**Items listed in a dataset**
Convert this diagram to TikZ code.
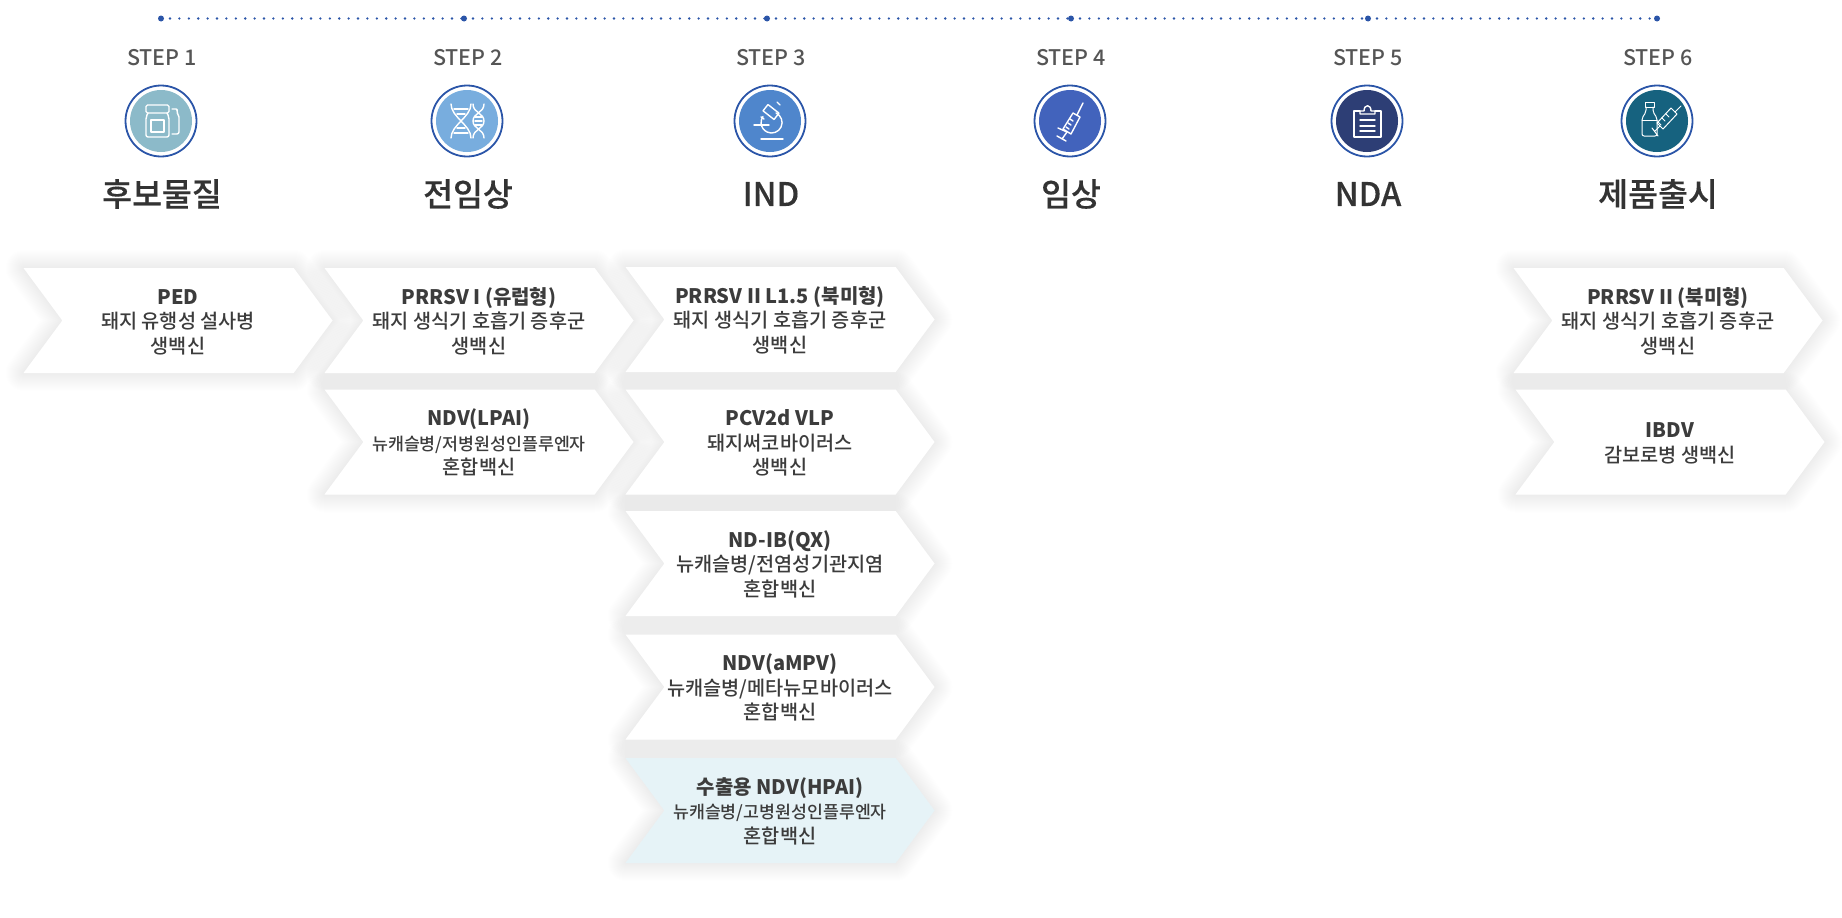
\documentclass[tikz,border=0pt]{standalone}
\usepackage{fontspec}
\setmainfont{Noto Sans CJK KR Medium}
\newfontfamily\headfont{Noto Sans CJK KR}
\newfontfamily\titlefont{Noto Sans CJK KR Medium}[FakeBold=0.25]
\usetikzlibrary{shapes.symbols}
\definecolor{ringblue}{HTML}{2B55A8}
\definecolor{stepgray}{HTML}{555555}
\definecolor{titlegray}{HTML}{333333}
\definecolor{bodygray}{HTML}{3C3C3C}
\definecolor{paleblue}{HTML}{E6F3F7}
\newcommand{\boxhead}[1]{{\rule{0pt}{18pt}\headfont\fontsize{20}{24.5}\selectfont\bfseries #1}}
\newcommand{\smalltext}[1]{{\fontsize{17.3}{24.5}\selectfont #1}}
\tikzset{
	arrowshape/.style={signal, signal from=west, signal to=east, signal pointer angle=107, minimum width=309pt, minimum height=105pt, inner sep=0pt, outer sep=0pt},
	vaxbox/.style={arrowshape, fill=white, text=bodygray, align=center, font=\fontsize{19.7}{24.5}\selectfont},
	vaxshade/.style={arrowshape, draw=black, draw opacity=0.0055, line join=round},
	bigdot/.style={circle, fill=ringblue, minimum size=6pt, inner sep=0pt},
	dotline/.style={ringblue, line width=2.6pt, line cap=round, dash pattern=on 0pt off 9.4pt, shorten <=9pt},
	steptext/.style={text=stepgray, font=\fontsize{21.5}{22}\selectfont},
	titletext/.style={text=titlegray, font=\titlefont\fontsize{32.5}{33}\selectfont},
	ringnode/.style={circle, draw=ringblue, line width=1.8pt, fill=white, minimum size=71pt, inner sep=0pt},
	discnode/.style={circle, minimum size=62pt, inner sep=0pt},
	icon/.style={white, line width=1.4pt, line cap=round, line join=round}
}
\begin{document}
\begin{tikzpicture}[x=1pt, y=-1pt]
	\useasboundingbox (0,0) rectangle (1842,918);
	% dotted line
	\node[bigdot] (d1) at (161,18.5) {};
	\node[bigdot] (d2) at (464,18.5) {};
	\node[bigdot] (d3) at (767,18.5) {};
	\node[bigdot] (d4) at (1071,18.5) {};
	\node[bigdot] (d5) at (1368,18.5) {};
	\node[bigdot] (d6) at (1657,18.5) {};
	\draw[dotline] (d1.center)--(d2.center);
	\draw[dotline] (d2.center)--(d3.center);
	\draw[dotline] (d3.center)--(d4.center);
	\draw[dotline] (d4.center)--(d5.center);
	\draw[dotline] (d5.center)--(d6.center);
	% steps
	\foreach \n/\x/\c/\t in {1/161/8CBAC9/후보물질, 2/467/78ADDE/전임상, 3/770/4F86CC/IND, 4/1070/4263BC/임상, 5/1367/2D3E75/NDA, 6/1657/16627F/제품출시}{
		\definecolor{disc}{HTML}{\c}
		\node[steptext, xshift=1pt] (step\n) at (\x,57.5) {STEP \n};
		\node[ringnode] (ring\n) at (\x,121) {};
		\node[discnode, fill=disc] (disc\n) at (\x,121) {};
		\node[titletext, xshift=1pt] (title\n) at (\x,194) {\t};
	}
	% icons
	\begin{scope}[shift={(disc1.center)}, icon]
		\draw[rounded corners=1.5pt] (-15,-16) rectangle (8,-8);
		\draw[rounded corners=2pt] (-13,-8)--(-15,-4)--(-15,16)--(8,16)--(8,-4)--(6,-8);
		\draw (-10,-1) rectangle (3,11);
		\draw[rounded corners=2pt] (11,-12)--(17,-12)--(15,-9)--(18,-6)--(18,13)--(11,13);
	\end{scope}
	\begin{scope}[shift={(disc2.center)}, icon]
		\draw (-16,-17)..controls (-16,-4) and (4,4)..(4,17);
		\draw (4,-17)..controls (4,-4) and (-16,4)..(-16,17);
		\draw (-13,-12)--(1,-12) (-10,-7)--(-2,-7) (-10,7)--(-2,7) (-13,12)--(1,12);
		\draw (6,-17)..controls (6,-8) and (17,-8)..(17,0)..controls (17,8) and (6,8)..(6,17);
		\draw (17,-17)..controls (17,-8) and (6,-8)..(6,0)..controls (6,8) and (17,8)..(17,17);
		\draw (8,-4)--(15,-4) (8,0)--(15,0) (8,4)--(15,4);
	\end{scope}
	\begin{scope}[shift={(disc3.center)}, icon]
		\draw (-9,18)--(13,18) (-16,4)--(-1,4);
		\draw (6,-8) arc (-65:215:10.5);
		\draw[rotate around={-38:(1,-9)}] (-6,-13) rectangle (8,-5);
		\draw (7,-19)--(10,-16) (-9,-4)--(-6,-2);
	\end{scope}
	\begin{scope}[shift={(disc4.center)}, icon]
		\draw (13,-18)--(7,-6);
		\draw (3,-8)--(10,-4)--(1,13)--(-7,8)--cycle;
		\draw (-3,11)--(-8,18) (-13,15)--(-4,20) (-12,7)--(-3,11);
		\draw (0,-2)--(3,0) (-2,2)--(1,4) (-4,6)--(-1,8);
	\end{scope}
	\begin{scope}[shift={(disc5.center)}, icon]
		\draw (-7,-10)--(-13,-10)--(-13,16)--(14,16)--(14,-10)--(8,-10);
		\draw (-7,-7)--(-7,-10)--(-3,-10)..controls (-3,-17) and (4,-17)..(4,-10)--(8,-10)--(8,-7)--cycle;
		\draw (-7,-1)--(8,-1) (-7,5)--(8,5) (-7,10)--(8,10);
	\end{scope}
	\begin{scope}[shift={(disc6.center)}, icon, line width=1pt]
		\draw (-12,-19) rectangle (-3,-14);
		\draw[rounded corners=2pt] (-11,-14)--(-11,-9)--(-15,-3)--(-15,15)--(0,15)--(0,-3)--(-4,-9)--(-4,-14);
		\draw (-15,-1)--(0,-1);
		\draw (24,-15)--(18,-9);
		\draw (14,-13)--(20,-7)--(6,8)--(0,2)--cycle;
		\draw (3,5)--(-2,10) (-5,7)--(1,15);
		\draw (9,-7)--(12,-4) (5,-3)--(8,0) (1,1)--(4,4);
	\end{scope}
	% soft shadow under the boxes
	\foreach \x/\y in {178/320.5, 479/320.5, 780/319.5, 1668/320.5, 479/442, 780/442, 780/563.5, 780/687, 780/810.5, 1670/442}{
		\foreach \w in {2,4,...,36}{
			\node[vaxshade, line width=\w pt] at (\x,\y) {};
		}
	}
	% step 1
	\node[vaxbox] (ped) at (178,320.5) {\boxhead{PED}\\돼지 유행성 설사병\\생백신};
	% step 2
	\node[vaxbox] (prrsveu) at (479,320.5) {\boxhead{PRRSV I (유럽형)}\\돼지 생식기 호흡기 증후군\\생백신};
	\node[vaxbox] (lpai) at (479,442) {\boxhead{NDV(LPAI)}\\\smalltext{뉴캐슬병/저병원성인플루엔자}\\혼합백신};
	% step 3
	\node[vaxbox] (prrsvna) at (780,319.5) {\boxhead{PRRSV II L1.5 (북미형)}\\돼지 생식기 호흡기 증후군\\생백신};
	\node[vaxbox] (pcv) at (780,442) {\boxhead{PCV2d VLP}\\돼지써코바이러스\\생백신};
	\node[vaxbox] (ndib) at (780,563.5) {\boxhead{ND-IB(QX)}\\뉴캐슬병/전염성기관지염\\혼합백신};
	\node[vaxbox] (ampv) at (780,687) {\boxhead{NDV(aMPV)}\\뉴캐슬병/메타뉴모바이러스\\혼합백신};
	\node[vaxbox, fill=paleblue] (hpai) at (780,810.5) {\boxhead{수출용 NDV(HPAI)}\\\smalltext{뉴캐슬병/고병원성인플루엔자}\\혼합백신};
	% step 6
	\node[vaxbox] (prrsvii) at (1668,320.5) {\boxhead{PRRSV II (북미형)}\\돼지 생식기 호흡기 증후군\\생백신};
	\node[vaxbox] (ibdv) at (1670,442) {\boxhead{IBDV}\\감보로병 생백신};
\end{tikzpicture}
\end{document}
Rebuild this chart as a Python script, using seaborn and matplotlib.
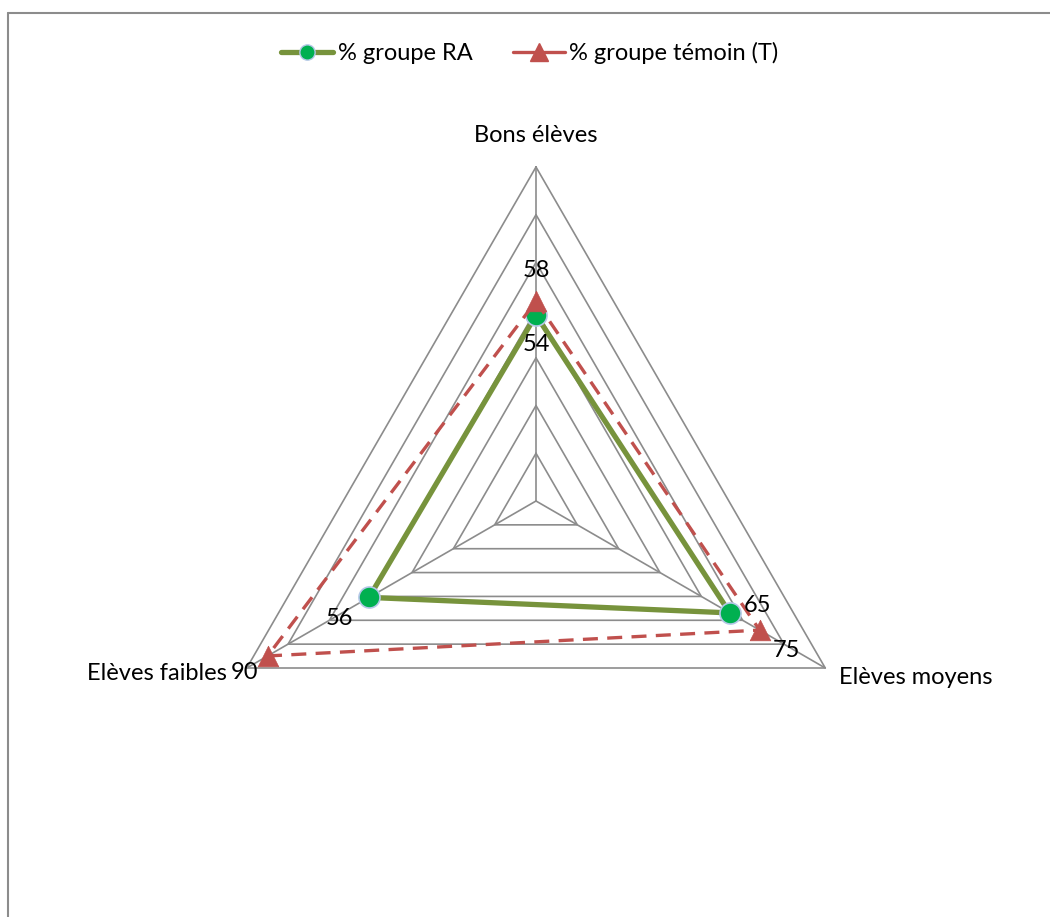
import numpy as np
import pandas as pd
import seaborn as sns
import matplotlib.pyplot as plt
from matplotlib.lines import Line2D

categories = ["Bons élèves", "Elèves moyens", "Elèves faibles"]
groupe_ra = [54, 65, 56]
groupe_temoin = [58, 75, 90]
series_names = ["% groupe RA", "% groupe témoin (T)"]

r_max = 97
n_rings = 7
angles = np.deg2rad([90, -30, 210])

sns.set_theme(style="white")
plt.rcParams['font.family'] = ['Lato', 'DejaVu Sans']
plt.rcParams['text.color'] = 'black'

W, H = 1050, 917
cx, cy, rad_px = 536, 501, 334
s = r_max / rad_px

fig = plt.figure(figsize=(W / 100, H / 100), dpi=100)
ax = fig.add_axes([0, 0, 1, 1])
ax.set_xlim(-cx * s, (W - cx) * s)
ax.set_ylim(-(H - cy) * s, cy * s)
ax.axis('off')


def to_xy(values):
    v = np.asarray(values, dtype=float)
    return v * np.cos(angles), v * np.sin(angles)


grid_col = '#8c8c8c'
# anneaux triangulaires + rayons
for k in range(1, n_rings + 1):
    gx, gy = to_xy([r_max * k / n_rings] * 3)
    ax.plot(np.append(gx, gx[0]), np.append(gy, gy[0]), color=grid_col, lw=1.2, zorder=1)
for a in angles:
    ax.plot([0, r_max * np.cos(a)], [0, r_max * np.sin(a)], color=grid_col, lw=1.2, zorder=1)

rows = []
for name, vals in zip(series_names, [groupe_ra, groupe_temoin]):
    x, y = to_xy(vals)
    for i in range(4):
        rows.append({'serie': name, 'x': x[i % 3], 'y': y[i % 3], 'ordre': i})
df = pd.DataFrame(rows)

green_line = '#77933C'
green_pt = '#00B050'
red = '#C0504D'

ra = df[df['serie'] == series_names[0]]
te = df[df['serie'] == series_names[1]]

sns.lineplot(data=ra, x='x', y='y', sort=False, estimator=None, color=green_line,
             lw=3.8, ax=ax, zorder=3, legend=False)
sns.scatterplot(data=ra[ra['ordre'] < 3], x='x', y='y', marker='o', s=230, color=green_pt,
                edgecolor='#b4c7e7', linewidth=1.2, ax=ax, zorder=4, legend=False)
sns.lineplot(data=te, x='x', y='y', sort=False, estimator=None, color=red,
             lw=2.4, ax=ax, zorder=5, legend=False)
ax.lines[-1].set_dashes([4.5, 2.8])
sns.scatterplot(data=te[te['ordre'] < 3], x='x', y='y', marker='^', s=220, color=red,
                edgecolor=red, linewidth=0.5, ax=ax, zorder=6, legend=False)

fs = 17
# libellés des catégories
ax.annotate(categories[0], (0, r_max), xytext=(0, 23), textcoords='offset points',
            ha='center', va='center', fontsize=fs)
bx, by = to_xy([r_max] * 3)
ax.annotate(categories[1], (bx[1], by[1]), xytext=(10, -7), textcoords='offset points',
            ha='left', va='center', fontsize=fs)
ax.annotate(categories[2], (bx[2], by[2]), xytext=(-14, -4), textcoords='offset points',
            ha='right', va='center', fontsize=fs)

# étiquettes de données
rx, ry = to_xy(groupe_ra)
tx, ty = to_xy(groupe_temoin)
ra_off = [(0, -21), (20, 5), (-21, -15)]
te_off = [(0, 22), (19, -15), (-7, -12)]
te_ha = ['center', 'center', 'right']
for i in range(3):
    ax.annotate(str(groupe_ra[i]), (rx[i], ry[i]), xytext=ra_off[i], textcoords='offset points',
                ha='center', va='center', fontsize=fs, zorder=8)
    ax.annotate(str(groupe_temoin[i]), (tx[i], ty[i]), xytext=te_off[i], textcoords='offset points',
                ha=te_ha[i], va='center', fontsize=fs, zorder=8)

handles = [
    Line2D([], [], color=green_line, lw=3.8, marker='o', markersize=11,
           markerfacecolor=green_pt, markeredgecolor='#b4c7e7'),
    Line2D([], [], color=red, lw=2.4, marker='^', markersize=13,
           markerfacecolor=red, markeredgecolor=red),
]
fig.legend(handles, series_names, loc='center', bbox_to_anchor=(530 / W, 1 - 53 / H),
           ncol=2, frameon=False, fontsize=fs, handlelength=2.2, handletextpad=0.2,
           columnspacing=1.7)

# bordure de la zone du graphique (gauche et haut visibles)
bc = '#8c8c8c'
fig.add_artist(Line2D([8 / W, 8 / W], [0, 1 - 13 / H], color=bc, lw=1.5))
fig.add_artist(Line2D([8 / W, 1], [1 - 13 / H, 1 - 13 / H], color=bc, lw=1.5))

fig.savefig('out.png', dpi=100)
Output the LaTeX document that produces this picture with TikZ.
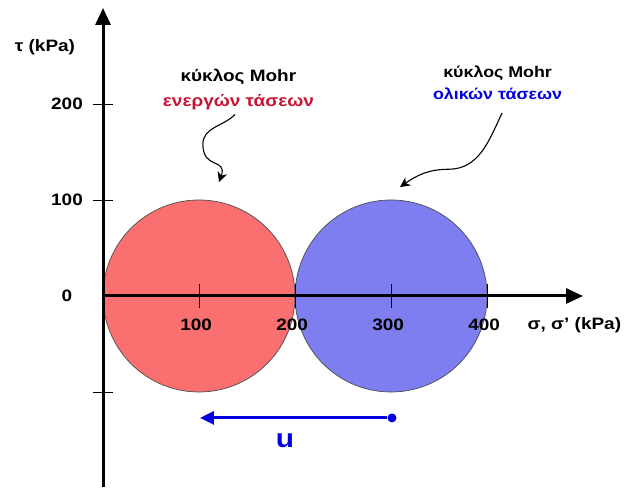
\documentclass[tikz,border=0pt]{standalone}
\usepackage{fontspec}
\setmainfont{Liberation Sans}[FakeStretch=1.15]
\usetikzlibrary{arrows.meta}
\definecolor{effred}{RGB}{250,112,112}
\definecolor{totblue}{RGB}{126,126,240}
\definecolor{effredtxt}{RGB}{200,20,50}
\definecolor{totbluetxt}{RGB}{0,0,225}

\begin{document}
\begin{tikzpicture}[x=0.96pt,y=0.96pt,
lbl/.style={font=\bfseries\fontsize{16.5}{25}\selectfont,inner sep=0pt},
axis/.style={line width=3pt,-{Triangle[length=17pt,width=15pt]}},
tickmark/.style={line width=0.7pt},
mohr/.style={draw=gray!60!black,line width=0.7pt},
note/.style={-{Stealth[length=10pt,width=10pt]},line width=1.1pt}]
\useasboundingbox (-107.3,-202.1) rectangle (551.0,308.3);
% circles
\draw[mohr,fill=effred] (100,0) circle (100);
\draw[mohr,fill=totblue] (300,0) circle (100);
% axes
\coordinate (ybot) at (0,-199); \coordinate (ytop) at (0,300);
\coordinate (xbeg) at (0,0); \coordinate (xend) at (500,0);
\draw[axis] (ybot)--(ytop); \draw[axis] (xbeg)--(xend);
\foreach \v in {200,100,-100} \draw[tickmark] (-10,\v)--(10,\v);
\foreach \v in {100,200,300,400} \draw[tickmark] (\v,-12)--(\v,12);
\foreach \v in {200,100,0} \node[lbl] at (-37.5,\v) {\v};
\foreach \v in {100,200,300,400} \node[lbl] at (\v-3,-30) {\v};
\node[lbl] (tau) at (-60.4,259.4) {τ (kPa)};
\node[lbl] (sig) at (491,-30) {σ, σ’ (kPa)};
% notes
\node[lbl,align=center] (effnote) at (141,215) {κύκλος Mohr\\\textcolor{effredtxt}{ενεργών τάσεων}};
\node[lbl,align=center,font=\bfseries\fontsize{15.5}{22}\selectfont] (totnote) at (411,222) {κύκλος Mohr\\\textcolor{totbluetxt}{ολικών τάσεων}};
\coordinate (effstart) at (137.5,189); \coordinate (effend) at (120.8,118.7);
\coordinate (totstart) at (415.6,190.6); \coordinate (totend) at (309.4,113.5);
\draw[note] (effstart) to[out=225,in=90] (104,158) to[out=-90,in=70,looseness=1.6] (effend);
\draw[note] (totstart) to[out=245,in=0] (360,132) to[out=180,in=35] (totend);
% u shift
\node[circle,fill=totbluetxt,inner sep=0pt,minimum size=9pt] (udot) at (301,-127) {};
\coordinate (utip) at (101,-127);
\draw[line width=3pt,totbluetxt,-{Triangle[length=14pt,width=13pt]}] (udot)--(utip);
\node[lbl,text=totbluetxt,font=\bfseries\fontsize{26}{28}\selectfont] (u) at (189.6,-151) {u};
\end{tikzpicture}
\end{document}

**SHORT TASK**
Start at the line containing "Rebuild this chart" and stop at the line containing "angles = np.deg2rad([90, -30, 210])"; transcribe those lines exactly, skipping pictures.

**ANSWER IN FULL**
Rebuild this chart as a Python script, using seaborn and matplotlib.
import numpy as np
import pandas as pd
import seaborn as sns
import matplotlib.pyplot as plt
from matplotlib.lines import Line2D

categories = ["Bons élèves", "Elèves moyens", "Elèves faibles"]
groupe_ra = [54, 65, 56]
groupe_temoin = [58, 75, 90]
series_names = ["% groupe RA", "% groupe témoin (T)"]

r_max = 97
n_rings = 7
angles = np.deg2rad([90, -30, 210])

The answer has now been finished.